### Dataset section

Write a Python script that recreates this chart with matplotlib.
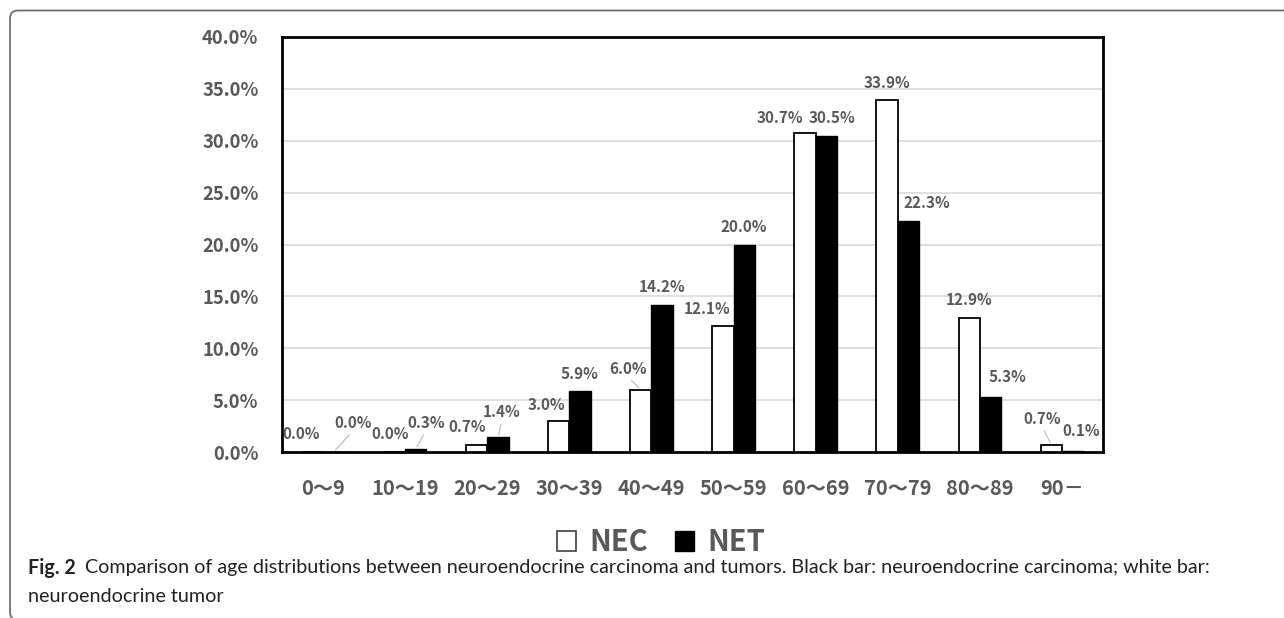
import numpy as np
import matplotlib
matplotlib.use("Agg")
import matplotlib.pyplot as plt
from matplotlib.patches import FancyBboxPatch, Patch
from matplotlib.transforms import IdentityTransform

# Age groups and share of patients in each (percent)
age_groups = ["0～9", "10～19", "20～29", "30～39", "40～49",
              "50～59", "60～69", "70～79", "80～89", "90－"]
nec_pct = [0.0, 0.0, 0.7, 3.0, 6.0, 12.1, 30.7, 33.9, 12.9, 0.7]
net_pct = [0.0, 0.3, 1.4, 5.9, 14.2, 20.0, 30.5, 22.3, 5.3, 0.1]
y_ticks = [0, 5, 10, 15, 20, 25, 30, 35, 40]

# Label offsets from bar top (pixels, dx, dy) and whether a leader line is drawn
nec_label_off = [(-11, 18), (-4, 18), (-9, 18), (-12, 16), (-13, 21),
                 (-16, 17.5), (-25, 15), (0, 17.5), (0, 18), (-9, 26)]
nec_leader = [False, False, False, False, True, False, False, False, False, True]
net_label_off = [(19, 29), (10, 26), (4, 25), (-1, 17), (0, 18),
                 (0, 17), (6, 17.5), (18, 17.5), (17, 20), (9, 20)]
net_leader = [True, True, True, False, False, False, False, False, False, False]

W, H = 1284, 618
fig = plt.figure(figsize=(W / 100, H / 100), dpi=100)
fig.patch.set_facecolor("white")

# Outer rounded frame of the figure panel
frame = FancyBboxPatch((10, -2), 1320, 610 - 0.5,
                       boxstyle="round,pad=0,rounding_size=8",
                       transform=IdentityTransform(), fill=False,
                       edgecolor="#707070", linewidth=1.3, zorder=0)
fig.patches.append(frame)

ax_left, ax_right, ax_top, ax_bottom = 282, 1103, 37, 452
ax = fig.add_axes([ax_left / W, 1 - ax_bottom / H,
                   (ax_right - ax_left) / W, (ax_bottom - ax_top) / H])

text_col = "#595959"
font_main = ["Noto Sans CJK JP", "DejaVu Sans"]

x = np.arange(len(age_groups))
bw = 0.26
bars_nec = ax.bar(x - bw / 2, nec_pct, bw, color="white", edgecolor="black",
                  linewidth=1.3, zorder=3, label="NEC")
bars_net = ax.bar(x + bw / 2, net_pct, bw, color="black", edgecolor="black",
                  linewidth=1.0, zorder=3, label="NET")

ax.set_xlim(-0.5, len(age_groups) - 0.5)
ax.set_ylim(0, 40)
ax.set_yticks(y_ticks)
ax.set_yticklabels([f"{v:.1f}%" for v in y_ticks], family=font_main,
                   fontweight="bold", fontsize=13.3, color=text_col)
ax.set_xticks(x)
ax.set_xticklabels(age_groups, family=font_main, fontweight="bold",
                   fontsize=14.5, color=text_col)
ax.tick_params(axis="y", length=0, pad=17)
ax.tick_params(axis="x", length=0, pad=19)

for v in y_ticks[1:-1]:
    ax.axhline(v, color="#d9d9d9", linewidth=1.2, zorder=1)
for s in ax.spines.values():
    s.set_linewidth(2)
    s.set_color("black")


def label_bars(bars, values, offsets, leaders):
    for b, v, (dx, dy), lead in zip(bars, values, offsets, leaders):
        xc = b.get_x() + b.get_width() / 2
        kw = {}
        if lead:
            kw["arrowprops"] = dict(arrowstyle="-", color="#bfbfbf", lw=0.9,
                                    shrinkA=1, shrinkB=2, relpos=(0.5, 0.0))
        ax.annotate(f"{v:.1f}%", xy=(xc, v), xytext=(dx, dy),
                    textcoords="offset pixels", ha="center", va="center",
                    family=font_main, fontweight="bold", fontsize=11,
                    color=text_col, zorder=5, annotation_clip=False, **kw)


label_bars(bars_nec, nec_pct, nec_label_off, nec_leader)
label_bars(bars_net, net_pct, net_label_off, net_leader)

# Legend
handles = [Patch(facecolor="white", edgecolor="#404040", linewidth=1.2),
           Patch(facecolor="black", edgecolor="black")]
leg = fig.legend(handles, ["NEC", "NET"], loc="center",
                 bbox_to_anchor=(661 / W, 1 - 542 / H), ncol=2, frameon=False,
                 handlelength=0.68, handleheight=0.68, handletextpad=0.45,
                 columnspacing=0.9,
                 prop=dict(family=font_main, weight="bold", size=21))
for t in leg.get_texts():
    t.set_color(text_col)

# Caption
cap_font = ["Lato", "DejaVu Sans"]
cap_size = 14.2
fig_label = fig.text(28 / W, 1 - 568 / H, "Fig. 2", family=cap_font,
                     fontweight="bold", fontsize=cap_size, color="#222222",
                     va="center", ha="left")
fig.canvas.draw()
bb = fig_label.get_window_extent()
fig.text((bb.x1 + 9) / W, 1 - 568 / H,
         "Comparison of age distributions between neuroendocrine carcinoma and tumors. "
         "Black bar: neuroendocrine carcinoma; white bar:",
         family=cap_font, fontsize=cap_size, color="#222222", va="center", ha="left")
fig.text(28 / W, 1 - 597 / H, "neuroendocrine tumor", family=cap_font,
         fontsize=cap_size, color="#222222", va="center", ha="left")

fig.savefig("out.png", dpi=100, facecolor="white")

### Task prompt
Could you repeat all of the material exactly? Pictures should not be copied.

### Response to this exercise
Write a Python script that recreates this chart with matplotlib.
import numpy as np
import matplotlib
matplotlib.use("Agg")
import matplotlib.pyplot as plt
from matplotlib.patches import FancyBboxPatch, Patch
from matplotlib.transforms import IdentityTransform

# Age groups and share of patients in each (percent)
age_groups = ["0～9", "10～19", "20～29", "30～39", "40～49",
              "50～59", "60～69", "70～79", "80～89", "90－"]
nec_pct = [0.0, 0.0, 0.7, 3.0, 6.0, 12.1, 30.7, 33.9, 12.9, 0.7]
net_pct = [0.0, 0.3, 1.4, 5.9, 14.2, 20.0, 30.5, 22.3, 5.3, 0.1]
y_ticks = [0, 5, 10, 15, 20, 25, 30, 35, 40]

# Label offsets from bar top (pixels, dx, dy) and whether a leader line is drawn
nec_label_off = [(-11, 18), (-4, 18), (-9, 18), (-12, 16), (-13, 21),
                 (-16, 17.5), (-25, 15), (0, 17.5), (0, 18), (-9, 26)]
nec_leader = [False, False, False, False, True, False, False, False, False, True]
net_label_off = [(19, 29), (10, 26), (4, 25), (-1, 17), (0, 18),
                 (0, 17), (6, 17.5), (18, 17.5), (17, 20), (9, 20)]
net_leader = [True, True, True, False, False, False, False, False, False, False]

W, H = 1284, 618
fig = plt.figure(figsize=(W / 100, H / 100), dpi=100)
fig.patch.set_facecolor("white")

# Outer rounded frame of the figure panel
frame = FancyBboxPatch((10, -2), 1320, 610 - 0.5,
                       boxstyle="round,pad=0,rounding_size=8",
                       transform=IdentityTransform(), fill=False,
                       edgecolor="#707070", linewidth=1.3, zorder=0)
fig.patches.append(frame)

ax_left, ax_right, ax_top, ax_bottom = 282, 1103, 37, 452
ax = fig.add_axes([ax_left / W, 1 - ax_bottom / H,
                   (ax_right - ax_left) / W, (ax_bottom - ax_top) / H])

text_col = "#595959"
font_main = ["Noto Sans CJK JP", "DejaVu Sans"]

x = np.arange(len(age_groups))
bw = 0.26
bars_nec = ax.bar(x - bw / 2, nec_pct, bw, color="white", edgecolor="black",
                  linewidth=1.3, zorder=3, label="NEC")
bars_net = ax.bar(x + bw / 2, net_pct, bw, color="black", edgecolor="black",
                  linewidth=1.0, zorder=3, label="NET")

ax.set_xlim(-0.5, len(age_groups) - 0.5)
ax.set_ylim(0, 40)
ax.set_yticks(y_ticks)
ax.set_yticklabels([f"{v:.1f}%" for v in y_ticks], family=font_main,
                   fontweight="bold", fontsize=13.3, color=text_col)
ax.set_xticks(x)
ax.set_xticklabels(age_groups, family=font_main, fontweight="bold",
                   fontsize=14.5, color=text_col)
ax.tick_params(axis="y", length=0, pad=17)
ax.tick_params(axis="x", length=0, pad=19)

for v in y_ticks[1:-1]:
    ax.axhline(v, color="#d9d9d9", linewidth=1.2, zorder=1)
for s in ax.spines.values():
    s.set_linewidth(2)
    s.set_color("black")


def label_bars(bars, values, offsets, leaders):
    for b, v, (dx, dy), lead in zip(bars, values, offsets, leaders):
        xc = b.get_x() + b.get_width() / 2
        kw = {}
        if lead:
            kw["arrowprops"] = dict(arrowstyle="-", color="#bfbfbf", lw=0.9,
                                    shrinkA=1, shrinkB=2, relpos=(0.5, 0.0))
        ax.annotate(f"{v:.1f}%", xy=(xc, v), xytext=(dx, dy),
                    textcoords="offset pixels", ha="center", va="center",
                    family=font_main, fontweight="bold", fontsize=11,
                    color=text_col, zorder=5, annotation_clip=False, **kw)


label_bars(bars_nec, nec_pct, nec_label_off, nec_leader)
label_bars(bars_net, net_pct, net_label_off, net_leader)

# Legend
handles = [Patch(facecolor="white", edgecolor="#404040", linewidth=1.2),
           Patch(facecolor="black", edgecolor="black")]
leg = fig.legend(handles, ["NEC", "NET"], loc="center",
                 bbox_to_anchor=(661 / W, 1 - 542 / H), ncol=2, frameon=False,
                 handlelength=0.68, handleheight=0.68, handletextpad=0.45,
                 columnspacing=0.9,
                 prop=dict(family=font_main, weight="bold", size=21))
for t in leg.get_texts():
    t.set_color(text_col)

# Caption
cap_font = ["Lato", "DejaVu Sans"]
cap_size = 14.2
fig_label = fig.text(28 / W, 1 - 568 / H, "Fig. 2", family=cap_font,
                     fontweight="bold", fontsize=cap_size, color="#222222",
                     va="center", ha="left")
fig.canvas.draw()
bb = fig_label.get_window_extent()
fig.text((bb.x1 + 9) / W, 1 - 568 / H,
         "Comparison of age distributions between neuroendocrine carcinoma and tumors. "
         "Black bar: neuroendocrine carcinoma; white bar:",
         family=cap_font, fontsize=cap_size, color="#222222", va="center", ha="left")
fig.text(28 / W, 1 - 597 / H, "neuroendocrine tumor", family=cap_font,
         fontsize=cap_size, color="#222222", va="center", ha="left")

fig.savefig("out.png", dpi=100, facecolor="white")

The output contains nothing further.